**EXERCISE DETAILS:** Reproduce the data below in full and exclude every picture.

**GIVEN MATERIAL:**
○ ○ ○ ○ ○ ○ ○

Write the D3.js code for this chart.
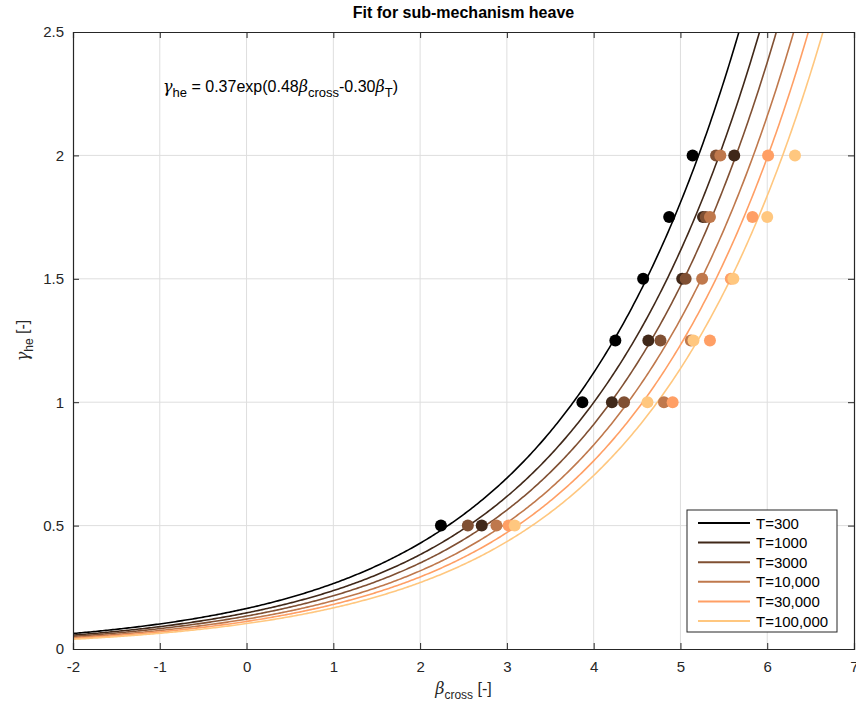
<!DOCTYPE html>
<html>
<head>
<meta charset="utf-8">
<script src="https://cdn.jsdelivr.net/npm/d3@7"></script>
<style>
  body { margin: 0; background: #fff; }
  svg { font-family: "Liberation Sans", Arial, sans-serif; }
</style>
</head>
<body>
<svg></svg>
<script>
const svgWidth = 856;
const svgHeight = 712;

// fit: gamma = a * exp(b * beta_cross - c * beta_T)
const fitA = 0.37, fitB = 0.48, fitC = 0.30;

const seriesNames = ["T=300", "T=1000", "T=3000", "T=10,000", "T=30,000", "T=100,000"];
const betaT = [2.71, 3.09, 3.40, 3.72, 3.99, 4.26];
const colors = ["#000000", "#402819", "#805033", "#bf784c", "#ff9f65", "#ffc77f"];

const gammaLevels = [0.5, 1.0, 1.25, 1.5, 1.75, 2.0];
const pts300    = [2.24, 3.87, 4.25, 4.57, 4.87, 5.14];
const pts1000   = [2.71, 4.21, 4.63, 5.02, 5.26, 5.62];
const pts3000   = [2.55, 4.35, 4.77, 5.06, 5.29, 5.41];
const pts10000  = [2.88, 4.81, 5.12, 5.25, 5.34, 5.46];
const pts30000  = [3.02, 4.91, 5.34, 5.58, 5.83, 6.01];
const pts100000 = [3.09, 4.62, 5.15, 5.61, 6.00, 6.32];
const allPts = [pts300, pts1000, pts3000, pts10000, pts30000, pts100000];

const xTicks = [-2, -1, 0, 1, 2, 3, 4, 5, 6, 7];
const yTicks = [0, 0.5, 1, 1.5, 2, 2.5];

const margin = {left: 73, top: 32, right: 2, bottom: 63};
const w = svgWidth - margin.left - margin.right;
const h = svgHeight - margin.top - margin.bottom;

const svg = d3.select("svg")
  .attr("width", svgWidth)
  .attr("height", svgHeight);

const x = d3.scaleLinear().domain([-2, 7]).range([0, w]);
const y = d3.scaleLinear().domain([0, 2.5]).range([h, 0]);

svg.append("defs").append("clipPath").attr("id", "clip")
  .append("rect").attr("width", w).attr("height", h);

const g = svg.append("g").attr("transform", "translate(" + margin.left + "," + margin.top + ")");

// grid
g.append("g").selectAll("line").data(xTicks.slice(1, -1)).enter().append("line")
  .attr("x1", d => x(d)).attr("x2", d => x(d)).attr("y1", 0).attr("y2", h)
  .attr("stroke", "#dedede").attr("stroke-width", 1);
g.append("g").selectAll("line").data(yTicks.slice(1, -1)).enter().append("line")
  .attr("y1", d => y(d)).attr("y2", d => y(d)).attr("x1", 0).attr("x2", w)
  .attr("stroke", "#dedede").attr("stroke-width", 1);

// fit curves
const plot = g.append("g").attr("clip-path", "url(#clip)");
const xs = d3.range(-2, 7.0001, 0.02);
const line = d3.line().x(d => x(d[0])).y(d => y(d[1]));
betaT.forEach(function(bt, i) {
  plot.append("path")
    .datum(xs.map(v => [v, fitA * Math.exp(fitB * v - fitC * bt)]))
    .attr("d", line)
    .attr("fill", "none")
    .attr("stroke", colors[i])
    .attr("stroke-width", 1.6);
});

// points
allPts.forEach(function(pts, i) {
  plot.append("g").selectAll("circle").data(pts).enter().append("circle")
    .attr("cx", d => x(d))
    .attr("cy", (d, j) => y(gammaLevels[j]))
    .attr("r", 6)
    .attr("fill", colors[i]);
});

// axes
const axisColor = "#262626";
const xAxis = g.append("g").attr("transform", "translate(0," + h + ")")
  .call(d3.axisBottom(x).tickValues(xTicks).tickSize(-6).tickPadding(12).tickFormat(d => String(d)));
const xAxisTop = g.append("g")
  .call(d3.axisTop(x).tickValues(xTicks).tickSize(-6).tickFormat(""));
const yAxis = g.append("g")
  .call(d3.axisLeft(y).tickValues(yTicks).tickSize(-6).tickPadding(9).tickFormat(d => String(d)));
const yAxisRight = g.append("g").attr("transform", "translate(" + w + ",0)")
  .call(d3.axisRight(y).tickValues(yTicks).tickSize(-6).tickFormat(""));
[xAxis, xAxisTop, yAxis, yAxisRight].forEach(function(a) {
  a.select(".domain").attr("stroke", axisColor).attr("stroke-width", 1.2);
  a.selectAll(".tick line").attr("stroke", axisColor);
  a.selectAll("text").attr("fill", axisColor).style("font-size", "15px")
    .style("font-family", "Liberation Sans, Arial, sans-serif");
});

// title
svg.append("text")
  .attr("x", margin.left + w / 2).attr("y", 18)
  .attr("text-anchor", "middle")
  .style("font-size", "16px").style("font-weight", "bold")
  .attr("fill", "#000")
  .text("Fit for sub-mechanism heave");

// x label
const xl = svg.append("text")
  .attr("x", margin.left + w / 2).attr("y", 694)
  .attr("text-anchor", "middle")
  .style("font-size", "16px").attr("fill", axisColor);
xl.append("tspan").style("font-family", "DejaVu Serif, serif").style("font-style", "italic").text("β");
xl.append("tspan").attr("dy", 5).style("font-size", "12px").text("cross");
xl.append("tspan").attr("dy", -5).text(" [-]");

// y label
const yl = svg.append("text")
  .attr("transform", "translate(28," + (margin.top + h / 2) + ") rotate(-90)")
  .attr("text-anchor", "middle")
  .style("font-size", "16px").attr("fill", axisColor);
yl.append("tspan").style("font-family", "DejaVu Serif, serif").style("font-style", "italic").text("γ");
yl.append("tspan").attr("dy", 5).style("font-size", "12px").text("he");
yl.append("tspan").attr("dy", -5).text(" [-]");

// equation
const eq = g.append("text")
  .attr("x", 90).attr("y", 60)
  .style("font-size", "16px").attr("fill", "#000");
eq.append("tspan").style("font-family", "DejaVu Serif, serif").style("font-style", "italic").text("γ");
eq.append("tspan").attr("dy", 5).style("font-size", "13px").text("he");
eq.append("tspan").attr("dy", -5).text(" = " + fitA.toFixed(2) + "exp(" + fitB.toFixed(2));
eq.append("tspan").style("font-family", "DejaVu Serif, serif").style("font-style", "italic").text("β");
eq.append("tspan").attr("dy", 5).style("font-size", "13px").text("cross");
eq.append("tspan").attr("dy", -5).text("-" + fitC.toFixed(2));
eq.append("tspan").style("font-family", "DejaVu Serif, serif").style("font-style", "italic").text("β");
eq.append("tspan").attr("dy", 5).style("font-size", "13px").text("T");
eq.append("tspan").attr("dy", -5).text(")");

// legend
const lg = svg.append("g").attr("transform", "translate(687,510)");
lg.append("rect").attr("width", 150).attr("height", 122)
  .attr("fill", "#fff").attr("stroke", axisColor).attr("stroke-width", 1);
const items = lg.selectAll("g.item").data(seriesNames).enter().append("g")
  .attr("transform", (d, i) => "translate(0," + (13 + i * 19.6) + ")");
items.append("line").attr("x1", 11).attr("x2", 63)
  .attr("stroke", (d, i) => colors[i]).attr("stroke-width", 2);
items.append("text").attr("x", 69).attr("y", 5.5)
  .style("font-size", "15px").attr("fill", "#000").text(d => d);
</script>
</body>
</html>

○ ○ ○ ○ ○ ○ ○

**CORRECT RESPONSE:**
Write the D3.js code for this chart.
<!DOCTYPE html>
<html>
<head>
<meta charset="utf-8">
<script src="https://cdn.jsdelivr.net/npm/d3@7"></script>
<style>
  body { margin: 0; background: #fff; }
  svg { font-family: "Liberation Sans", Arial, sans-serif; }
</style>
</head>
<body>
<svg></svg>
<script>
const svgWidth = 856;
const svgHeight = 712;

// fit: gamma = a * exp(b * beta_cross - c * beta_T)
const fitA = 0.37, fitB = 0.48, fitC = 0.30;

const seriesNames = ["T=300", "T=1000", "T=3000", "T=10,000", "T=30,000", "T=100,000"];
const betaT = [2.71, 3.09, 3.40, 3.72, 3.99, 4.26];
const colors = ["#000000", "#402819", "#805033", "#bf784c", "#ff9f65", "#ffc77f"];

const gammaLevels = [0.5, 1.0, 1.25, 1.5, 1.75, 2.0];
const pts300    = [2.24, 3.87, 4.25, 4.57, 4.87, 5.14];
const pts1000   = [2.71, 4.21, 4.63, 5.02, 5.26, 5.62];
const pts3000   = [2.55, 4.35, 4.77, 5.06, 5.29, 5.41];
const pts10000  = [2.88, 4.81, 5.12, 5.25, 5.34, 5.46];
const pts30000  = [3.02, 4.91, 5.34, 5.58, 5.83, 6.01];
const pts100000 = [3.09, 4.62, 5.15, 5.61, 6.00, 6.32];
const allPts = [pts300, pts1000, pts3000, pts10000, pts30000, pts100000];

const xTicks = [-2, -1, 0, 1, 2, 3, 4, 5, 6, 7];
const yTicks = [0, 0.5, 1, 1.5, 2, 2.5];

const margin = {left: 73, top: 32, right: 2, bottom: 63};
const w = svgWidth - margin.left - margin.right;
const h = svgHeight - margin.top - margin.bottom;

const svg = d3.select("svg")
  .attr("width", svgWidth)
  .attr("height", svgHeight);

const x = d3.scaleLinear().domain([-2, 7]).range([0, w]);
const y = d3.scaleLinear().domain([0, 2.5]).range([h, 0]);

svg.append("defs").append("clipPath").attr("id", "clip")
  .append("rect").attr("width", w).attr("height", h);

const g = svg.append("g").attr("transform", "translate(" + margin.left + "," + margin.top + ")");

// grid
g.append("g").selectAll("line").data(xTicks.slice(1, -1)).enter().append("line")
  .attr("x1", d => x(d)).attr("x2", d => x(d)).attr("y1", 0).attr("y2", h)
  .attr("stroke", "#dedede").attr("stroke-width", 1);
g.append("g").selectAll("line").data(yTicks.slice(1, -1)).enter().append("line")
  .attr("y1", d => y(d)).attr("y2", d => y(d)).attr("x1", 0).attr("x2", w)
  .attr("stroke", "#dedede").attr("stroke-width", 1);

// fit curves
const plot = g.append("g").attr("clip-path", "url(#clip)");
const xs = d3.range(-2, 7.0001, 0.02);
const line = d3.line().x(d => x(d[0])).y(d => y(d[1]));
betaT.forEach(function(bt, i) {
  plot.append("path")
    .datum(xs.map(v => [v, fitA * Math.exp(fitB * v - fitC * bt)]))
    .attr("d", line)
    .attr("fill", "none")
    .attr("stroke", colors[i])
    .attr("stroke-width", 1.6);
});

// points
allPts.forEach(function(pts, i) {
  plot.append("g").selectAll("circle").data(pts).enter().append("circle")
    .attr("cx", d => x(d))
    .attr("cy", (d, j) => y(gammaLevels[j]))
    .attr("r", 6)
    .attr("fill", colors[i]);
});

// axes
const axisColor = "#262626";
const xAxis = g.append("g").attr("transform", "translate(0," + h + ")")
  .call(d3.axisBottom(x).tickValues(xTicks).tickSize(-6).tickPadding(12).tickFormat(d => String(d)));
const xAxisTop = g.append("g")
  .call(d3.axisTop(x).tickValues(xTicks).tickSize(-6).tickFormat(""));
const yAxis = g.append("g")
  .call(d3.axisLeft(y).tickValues(yTicks).tickSize(-6).tickPadding(9).tickFormat(d => String(d)));
const yAxisRight = g.append("g").attr("transform", "translate(" + w + ",0)")
  .call(d3.axisRight(y).tickValues(yTicks).tickSize(-6).tickFormat(""));
[xAxis, xAxisTop, yAxis, yAxisRight].forEach(function(a) {
  a.select(".domain").attr("stroke", axisColor).attr("stroke-width", 1.2);
  a.selectAll(".tick line").attr("stroke", axisColor);
  a.selectAll("text").attr("fill", axisColor).style("font-size", "15px")
    .style("font-family", "Liberation Sans, Arial, sans-serif");
});

// title
svg.append("text")
  .attr("x", margin.left + w / 2).attr("y", 18)
  .attr("text-anchor", "middle")
  .style("font-size", "16px").style("font-weight", "bold")
  .attr("fill", "#000")
  .text("Fit for sub-mechanism heave");

// x label
const xl = svg.append("text")
  .attr("x", margin.left + w / 2).attr("y", 694)
  .attr("text-anchor", "middle")
  .style("font-size", "16px").attr("fill", axisColor);
xl.append("tspan").style("font-family", "DejaVu Serif, serif").style("font-style", "italic").text("β");
xl.append("tspan").attr("dy", 5).style("font-size", "12px").text("cross");
xl.append("tspan").attr("dy", -5).text(" [-]");

// y label
const yl = svg.append("text")
  .attr("transform", "translate(28," + (margin.top + h / 2) + ") rotate(-90)")
  .attr("text-anchor", "middle")
  .style("font-size", "16px").attr("fill", axisColor);
yl.append("tspan").style("font-family", "DejaVu Serif, serif").style("font-style", "italic").text("γ");
yl.append("tspan").attr("dy", 5).style("font-size", "12px").text("he");
yl.append("tspan").attr("dy", -5).text(" [-]");

// equation
const eq = g.append("text")
  .attr("x", 90).attr("y", 60)
  .style("font-size", "16px").attr("fill", "#000");
eq.append("tspan").style("font-family", "DejaVu Serif, serif").style("font-style", "italic").text("γ");
eq.append("tspan").attr("dy", 5).style("font-size", "13px").text("he");
eq.append("tspan").attr("dy", -5).text(" = " + fitA.toFixed(2) + "exp(" + fitB.toFixed(2));
eq.append("tspan").style("font-family", "DejaVu Serif, serif").style("font-style", "italic").text("β");
eq.append("tspan").attr("dy", 5).style("font-size", "13px").text("cross");
eq.append("tspan").attr("dy", -5).text("-" + fitC.toFixed(2));
eq.append("tspan").style("font-family", "DejaVu Serif, serif").style("font-style", "italic").text("β");
eq.append("tspan").attr("dy", 5).style("font-size", "13px").text("T");
eq.append("tspan").attr("dy", -5).text(")");

// legend
const lg = svg.append("g").attr("transform", "translate(687,510)");
lg.append("rect").attr("width", 150).attr("height", 122)
  .attr("fill", "#fff").attr("stroke", axisColor).attr("stroke-width", 1);
const items = lg.selectAll("g.item").data(seriesNames).enter().append("g")
  .attr("transform", (d, i) => "translate(0," + (13 + i * 19.6) + ")");
items.append("line").attr("x1", 11).attr("x2", 63)
  .attr("stroke", (d, i) => colors[i]).attr("stroke-width", 2);
items.append("text").attr("x", 69).attr("y", 5.5)
  .style("font-size", "15px").attr("fill", "#000").text(d => d);
</script>
</body>
</html>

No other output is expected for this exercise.